**Available data:**
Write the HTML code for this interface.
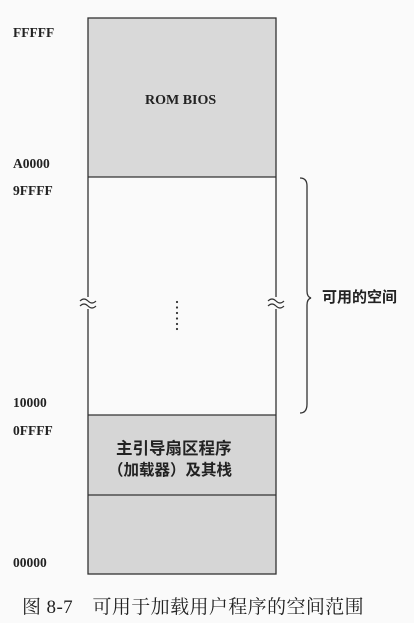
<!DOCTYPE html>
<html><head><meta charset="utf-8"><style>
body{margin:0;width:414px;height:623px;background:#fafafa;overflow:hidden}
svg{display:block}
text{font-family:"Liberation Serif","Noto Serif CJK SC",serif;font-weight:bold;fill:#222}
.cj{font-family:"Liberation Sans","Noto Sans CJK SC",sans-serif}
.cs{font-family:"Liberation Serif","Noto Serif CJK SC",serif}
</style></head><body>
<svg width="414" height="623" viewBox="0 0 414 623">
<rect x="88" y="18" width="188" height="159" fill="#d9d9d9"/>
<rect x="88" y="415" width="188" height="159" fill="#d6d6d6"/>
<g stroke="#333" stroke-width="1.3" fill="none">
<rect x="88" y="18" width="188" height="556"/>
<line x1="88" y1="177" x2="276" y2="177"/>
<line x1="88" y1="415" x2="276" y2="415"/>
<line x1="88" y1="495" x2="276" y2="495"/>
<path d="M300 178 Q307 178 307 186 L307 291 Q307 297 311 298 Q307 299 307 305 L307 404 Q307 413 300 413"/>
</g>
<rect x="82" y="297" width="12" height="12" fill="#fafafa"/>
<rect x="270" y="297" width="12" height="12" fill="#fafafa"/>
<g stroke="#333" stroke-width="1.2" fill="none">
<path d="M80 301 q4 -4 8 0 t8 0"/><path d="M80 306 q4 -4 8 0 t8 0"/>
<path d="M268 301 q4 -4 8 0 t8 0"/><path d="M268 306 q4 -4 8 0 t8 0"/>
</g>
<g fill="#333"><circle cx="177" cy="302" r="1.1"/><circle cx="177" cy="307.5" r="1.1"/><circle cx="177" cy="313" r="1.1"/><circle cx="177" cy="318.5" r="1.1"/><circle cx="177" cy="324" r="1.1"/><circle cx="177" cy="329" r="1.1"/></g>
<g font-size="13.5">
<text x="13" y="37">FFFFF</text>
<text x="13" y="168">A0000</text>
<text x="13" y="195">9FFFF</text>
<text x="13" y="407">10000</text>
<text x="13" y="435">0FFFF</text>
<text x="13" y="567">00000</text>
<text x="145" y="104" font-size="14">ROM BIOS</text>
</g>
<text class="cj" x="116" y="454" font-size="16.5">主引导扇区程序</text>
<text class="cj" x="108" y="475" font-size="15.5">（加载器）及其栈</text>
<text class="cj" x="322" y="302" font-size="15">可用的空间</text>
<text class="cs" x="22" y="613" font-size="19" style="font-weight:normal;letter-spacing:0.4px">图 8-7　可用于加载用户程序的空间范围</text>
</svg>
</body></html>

**Brief:** Each line above is to be copied verbatim. Drop any image from the copy.

**The solution:**
Write the HTML code for this interface.
<!DOCTYPE html>
<html><head><meta charset="utf-8"><style>
body{margin:0;width:414px;height:623px;background:#fafafa;overflow:hidden}
svg{display:block}
text{font-family:"Liberation Serif","Noto Serif CJK SC",serif;font-weight:bold;fill:#222}
.cj{font-family:"Liberation Sans","Noto Sans CJK SC",sans-serif}
.cs{font-family:"Liberation Serif","Noto Serif CJK SC",serif}
</style></head><body>
<svg width="414" height="623" viewBox="0 0 414 623">
<rect x="88" y="18" width="188" height="159" fill="#d9d9d9"/>
<rect x="88" y="415" width="188" height="159" fill="#d6d6d6"/>
<g stroke="#333" stroke-width="1.3" fill="none">
<rect x="88" y="18" width="188" height="556"/>
<line x1="88" y1="177" x2="276" y2="177"/>
<line x1="88" y1="415" x2="276" y2="415"/>
<line x1="88" y1="495" x2="276" y2="495"/>
<path d="M300 178 Q307 178 307 186 L307 291 Q307 297 311 298 Q307 299 307 305 L307 404 Q307 413 300 413"/>
</g>
<rect x="82" y="297" width="12" height="12" fill="#fafafa"/>
<rect x="270" y="297" width="12" height="12" fill="#fafafa"/>
<g stroke="#333" stroke-width="1.2" fill="none">
<path d="M80 301 q4 -4 8 0 t8 0"/><path d="M80 306 q4 -4 8 0 t8 0"/>
<path d="M268 301 q4 -4 8 0 t8 0"/><path d="M268 306 q4 -4 8 0 t8 0"/>
</g>
<g fill="#333"><circle cx="177" cy="302" r="1.1"/><circle cx="177" cy="307.5" r="1.1"/><circle cx="177" cy="313" r="1.1"/><circle cx="177" cy="318.5" r="1.1"/><circle cx="177" cy="324" r="1.1"/><circle cx="177" cy="329" r="1.1"/></g>
<g font-size="13.5">
<text x="13" y="37">FFFFF</text>
<text x="13" y="168">A0000</text>
<text x="13" y="195">9FFFF</text>
<text x="13" y="407">10000</text>
<text x="13" y="435">0FFFF</text>
<text x="13" y="567">00000</text>
<text x="145" y="104" font-size="14">ROM BIOS</text>
</g>
<text class="cj" x="116" y="454" font-size="16.5">主引导扇区程序</text>
<text class="cj" x="108" y="475" font-size="15.5">（加载器）及其栈</text>
<text class="cj" x="322" y="302" font-size="15">可用的空间</text>
<text class="cs" x="22" y="613" font-size="19" style="font-weight:normal;letter-spacing:0.4px">图 8-7　可用于加载用户程序的空间范围</text>
</svg>
</body></html>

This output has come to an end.